I found these in my applications folder recently, having forgotten i'd even installed them. The package must not have allowed installation in a location other than the Applications folder, because i normally reserve that for serious work software, installing games in a secondary Applications folder.
Since Neverball and Neverputt are packaged together, i'll save my full review until i've experimented more with Neverball.
It looks like i'm going to be the voice of dissent regarding NEVERPUTT. I like the concept and while not chock full of eye and ear candy, the UI is straight forward, has great clarity and is simple to use. No real complaints there.
That being said, i have pretty serious problems with BOTH the physics and hole designs. The ball collisions are too elastic and friction too slight.
As far as the level designs, i disagree with the claim that the beginning course has a smooth learning curve. In general holes have too many gaps, tricks, and overly steep ramps.
That could potentially be good and all appears interesting enough, but when you put the boingy physics together with the traps and steep ramps, it adds up to annoyingly pedantic play requirements.

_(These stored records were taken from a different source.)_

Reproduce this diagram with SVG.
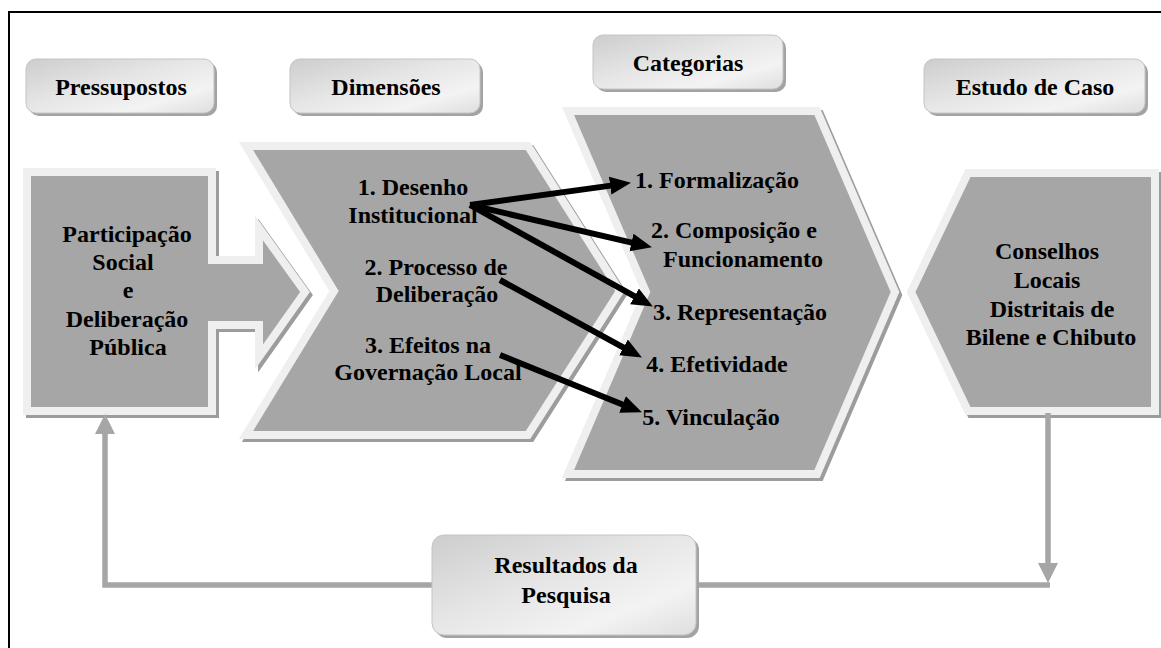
<svg xmlns="http://www.w3.org/2000/svg" width="1161" height="648" viewBox="0 0 1161 648" font-family="'Liberation Serif','Times New Roman','DejaVu Serif',serif">
<style>
text{font-family:'Liberation Serif','Times New Roman','DejaVu Serif',serif;font-weight:700;font-size:24px;fill:#000;text-anchor:middle}
.shape{fill:#a6a6a6;stroke:#efefef;stroke-width:8;stroke-linejoin:miter}
.shadow{fill:#9c9c9c;stroke:#9c9c9c;stroke-width:8}
.hdr{fill:url(#hg);stroke:#c4c4c4;stroke-width:1}
.hdrsh{fill:#a3a3a3}
.gray{fill:none;stroke:#a6a6a6;stroke-width:5.5}
.blk{fill:none;stroke:#000;stroke-width:6;marker-end:url(#ah)}
</style>
<defs>
<linearGradient id="hg" x1="0" y1="0" x2="1" y2="1">
<stop offset="0" stop-color="#cdcdcd"/>
<stop offset="0.45" stop-color="#e6e6e6"/>
<stop offset="0.75" stop-color="#f3f3f3"/>
<stop offset="1" stop-color="#dedede"/>
</linearGradient>
<marker id="ah" markerUnits="userSpaceOnUse" markerWidth="22" markerHeight="20" refX="8" refY="10" orient="auto">
<path d="M0,1 L21,10 L0,19 z" fill="#000"/>
</marker>
<marker id="gh" markerUnits="userSpaceOnUse" markerWidth="22" markerHeight="22" refX="2" refY="11" orient="auto">
<path d="M0,1 L20,11 L0,21 z" fill="#a6a6a6"/>
</marker>
</defs>
<rect width="1161" height="648" fill="#fff"/>
<rect x="9" y="12" width="1160" height="700" fill="none" stroke="#000" stroke-width="2"/>

<g id="hdr-pressupostos">
<rect class="hdrsh" x="29" y="62" width="188" height="54" rx="10"/>
<rect class="hdr" x="26" y="59" width="188" height="54" rx="10"/>
<text x="121" y="95">Pressupostos</text>
</g>
<g id="hdr-dimensoes">
<rect class="hdrsh" x="293" y="62" width="190" height="54" rx="10"/>
<rect class="hdr" x="290" y="59" width="190" height="54" rx="10"/>
<text x="386" y="95">Dimensões</text>
</g>
<g id="hdr-categorias">
<rect class="hdrsh" x="596" y="38" width="190" height="54" rx="10"/>
<rect class="hdr" x="593" y="35" width="190" height="54" rx="10"/>
<text x="688" y="71">Categorias</text>
</g>
<g id="hdr-estudo">
<rect class="hdrsh" x="927" y="62" width="221" height="54" rx="10"/>
<rect class="hdr" x="924" y="59" width="221" height="54" rx="10"/>
<text x="1035" y="95">Estudo de Caso</text>
</g>

<g id="node-participacao">
<path class="shadow" transform="translate(3,3)" d="M27,172 H212 V260 H259 V228 L305,292 L259,357 V325 H212 V411 H27 Z"/>
<path class="shape" d="M27,172 H212 V260 H259 V228 L305,292 L259,357 V325 H212 V411 H27 Z"/>
<text x="127" y="242">Participação</text>
<text x="123" y="270">Social</text>
<text x="128" y="298">e</text>
<text x="127" y="327">Deliberação</text>
<text x="128" y="355">Pública</text>
</g>

<g id="node-dimensoes">
<path class="shadow" transform="translate(3,3)" d="M246,146 H528 L620,291 L528,435 H246 L334,291 Z"/>
<path class="shape" d="M246,146 H528 L620,291 L528,435 H246 L334,291 Z"/>
<text x="413" y="195">1. Desenho</text>
<text x="413" y="223">Institucional</text>
<text x="436" y="275">2. Processo de</text>
<text x="437" y="302">Deliberação</text>
<text x="428" y="353">3. Efeitos na</text>
<text x="428" y="380">Governação Local</text>
</g>

<g id="node-categorias">
<path class="shadow" transform="translate(3,3)" d="M568,111 H817 L895,292 L817,474 H568 L646,292 Z"/>
<path class="shape" d="M568,111 H817 L895,292 L817,474 H568 L646,292 Z"/>
<text x="717" y="188">1. Formalização</text>
<text x="734" y="238">2. Composição e</text>
<text x="743" y="267">Funcionamento</text>
<text x="740" y="320">3. Representação</text>
<text x="717" y="372">4. Efetividade</text>
<text x="711" y="425">5. Vinculação</text>
</g>

<g id="node-conselhos">
<path class="shadow" transform="translate(3,3)" d="M968,173 H1155 V411 H968 L911,292 Z"/>
<path class="shape" d="M968,173 H1155 V411 H968 L911,292 Z"/>
<text x="1047" y="259">Conselhos</text>
<text x="1047" y="288">Locais</text>
<text x="1052" y="317">Distritais de</text>
<text x="1051" y="345">Bilene e Chibuto</text>
</g>

<g id="connectors">
<polyline class="gray" points="432,585 105,585 105,432" marker-end="url(#gh)"/>
<polyline class="gray" points="699,585 1050,585"/>
<line class="gray" x1="1048" y1="413" x2="1048" y2="565" marker-end="url(#gh)"/>
<line class="blk" x1="470" y1="205" x2="618.1" y2="184.6"/>
<line class="blk" x1="470" y1="205" x2="639.3" y2="244.3"/>
<line class="blk" x1="470" y1="205" x2="641.5" y2="300.2"/>
<line class="blk" x1="500" y1="280" x2="630.5" y2="351.3"/>
<line class="blk" x1="500" y1="355" x2="629.9" y2="407.5"/>
</g>

<g id="node-resultados">
<rect class="hdrsh" x="435" y="538" width="264" height="100" rx="12"/>
<rect class="hdr" x="432" y="535" width="264" height="100" rx="12"/>
<text x="566" y="573">Resultados da</text>
<text x="566" y="603">Pesquisa</text>
</g>
</svg>
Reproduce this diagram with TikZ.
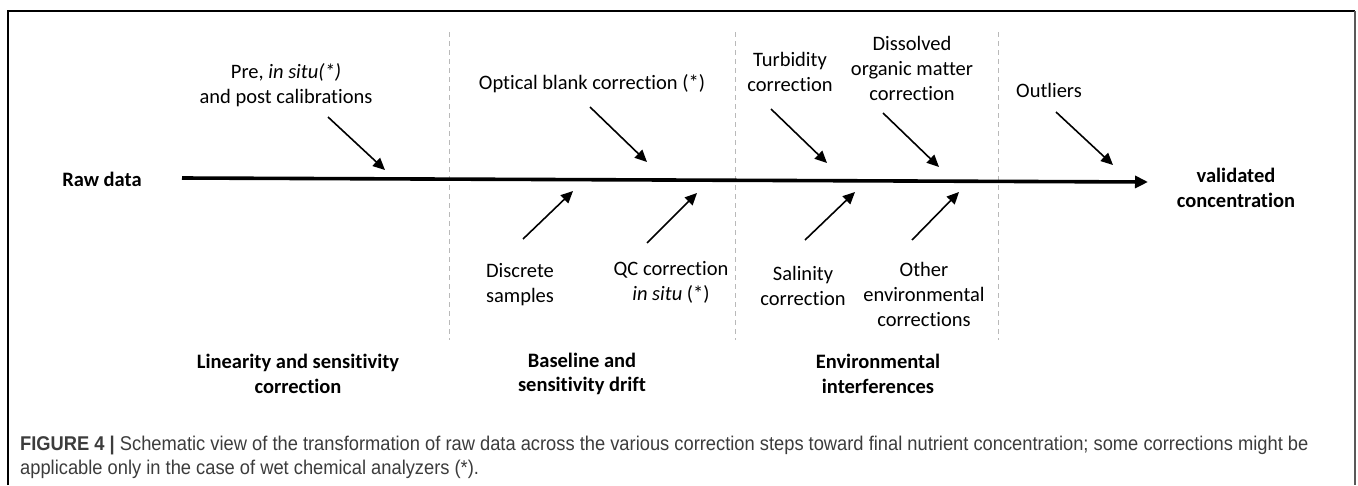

1 - A ramp simply rises to a higher platform. Given the physics a shot which seems to have enough power to make it up the ramp, will typically cause the ball to bounce at the base of the ramp instead of rolling up, greatly reducing it's speed so it doesn't make it. A harder hit will then get the ball to the top, but with enough of a bounce that unless the platform at the top is wide (a rare occurrence) the ball will retain enough bounce to fly off the world for a penalty stroke.
2 - Lots of platforms turns corners and ascend ramps. Because a ball will bounce off the base of a ramp, bouncing around a corner with enough speed to have any chance of ascending the ramp will bounce the ball off the world.